Ugly American in chief: Trump’s immigration ban targets those who aided U.S. forces

Executive order denounced in Sacramento County, which welcomes more Iraqi and Afghan visa holders than any other California county

Michael Breen thinks about the 19-year-old Iraqi woman who kept him and his men alive.

Moved to join the fighting effort against insurgents in her homeland—after the U.S. military had toppled Saddam Hussein in the name of democracy and nonexistent weapons of mass destruction—the young woman served alongside Breen’s Army unit, warning soldiers where the IEDs hid. Eventually, the enemy learned her identity and murdered her, Breen recalled.

Breen offered the slain woman’s family what he and other military officers offered so many Iraqi and Afghan interpreters and soldiers and their families: safe passage to America, away from the people who would do them harm for helping U.S. troops. Breen considered it a sacred pledge from a grateful nation, one that could be boiled down to an essential cliché: Help us and we’ll help you.

Upending four decades of U.S. policy, President Donald Trump issued an executive order on Friday blocking entry to the very men, women and children who help American soldiers wage the war on terror, often at great sacrifice to them and their loved ones.

“To say to her family that they can’t come [to America] … it’s an absolute disgrace,” Breen, now the president and CEO of the Truman National Security Project, said during a Monday conference call with reporters. “We explicitly promised these people we would protect them. These are the words that came out of my lips as a representative of the U.S. government. The Trump administration made me a liar.”

With his January 27 order, Trump unleashed chaos with the swoop of a pen, sparking massive and spontaneous protests at airports where arriving refugees and other legal immigrants were detained, questioned and, in some cases, put back on a plane and deported.

The order targets visa holders and refugees from seven majority Muslim countries for at least 90 days and bans Syrian refugees indefinitely, including veterans and people with immediate relatives in the United States. It also drastically lowers the cap of refugees the country is willing to accept in the future. The ban also initially applied to green card holders, though there have been conflicting statements about whether that remains the case.

Since its signing, Trump’s order has set off an extraordinary sequence of events that are still toppling like dominoes. The ban took effect immediately, meaning people who boarded planes with permission to enter the United States touched down in a drastically new world order. Attorneys and protesters raced to airports in New York, Virginia and San Francisco.

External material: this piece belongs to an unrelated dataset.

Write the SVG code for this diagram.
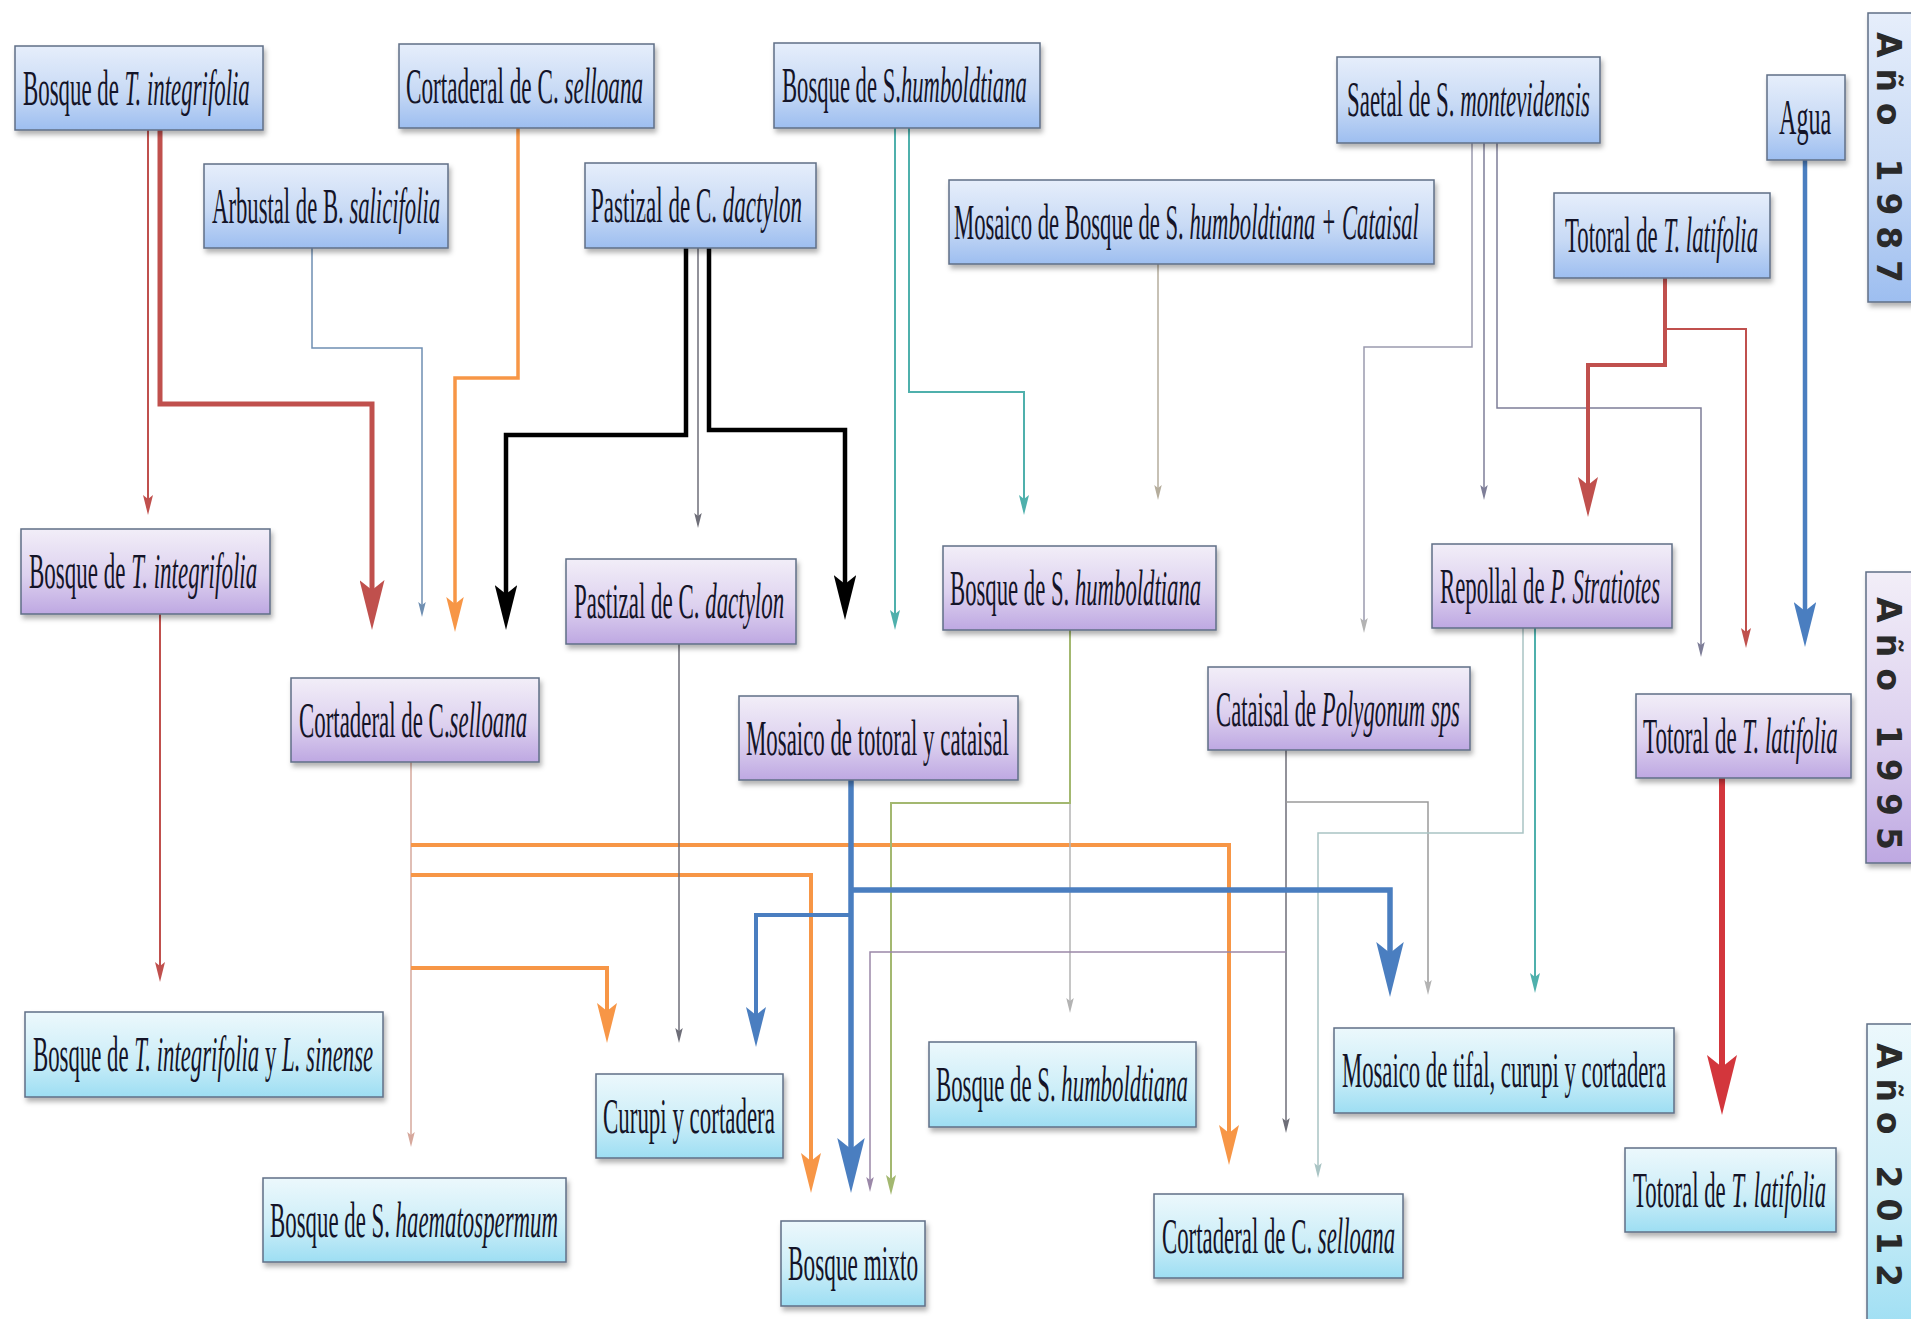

In solidarity, a sister protest was organized at the Sacramento International Airport on Sunday, with more than 400 people saying they attended on Facebook. Mayor Darrell Steinberg spoke, condemning the ban, which will immediately affect the flow of refugees into Sacramento County, which accepted 1,962 Afghan and Iraqi citizens with special immigrant visas in the fiscal year that ended in September, according to the state Department of Social Services, far more than any other California county.

The American Civil Liberties Union and other groups quickly sued, winning two nationwide injunctions protecting refugees, green card holders and visa holders from the affected nations, ACLU advocacy and policy counsel Jonathan Blazer said during a separate conference call. But he and others have heard unsettling stories that the court orders weren’t being honored by Trump’s airport gestapo.

The Council on American-Islamic Relations filed what is expected to be one of many new lawsuits on Monday, when the Trump administration also fired acting U.S. Attorney General Sally Yates for ordering her people to stop defending the order in court.

Meanwhile, messages condemning the ban have come from the California Senate, as well as interfaith and intelligence communities. And there was a universal agreement among critics that Trump’s order was both unnecessary and hugely damaging to to America’s reputation in areas where it needs the most help.

“The vetting process is already extreme,” said Shawn VanDiver, a U.S. Navy veteran and Truman National Security Project defense council member. “The Trump administration is trampling on those promises. … [The refugees] fought their own countrymen because they believed in the promise of America.”

And it’s sending a clear message, said Betsy Fisher, policy director of the International Refugee Assistance Project: “The U.S. is not worthy of trust.”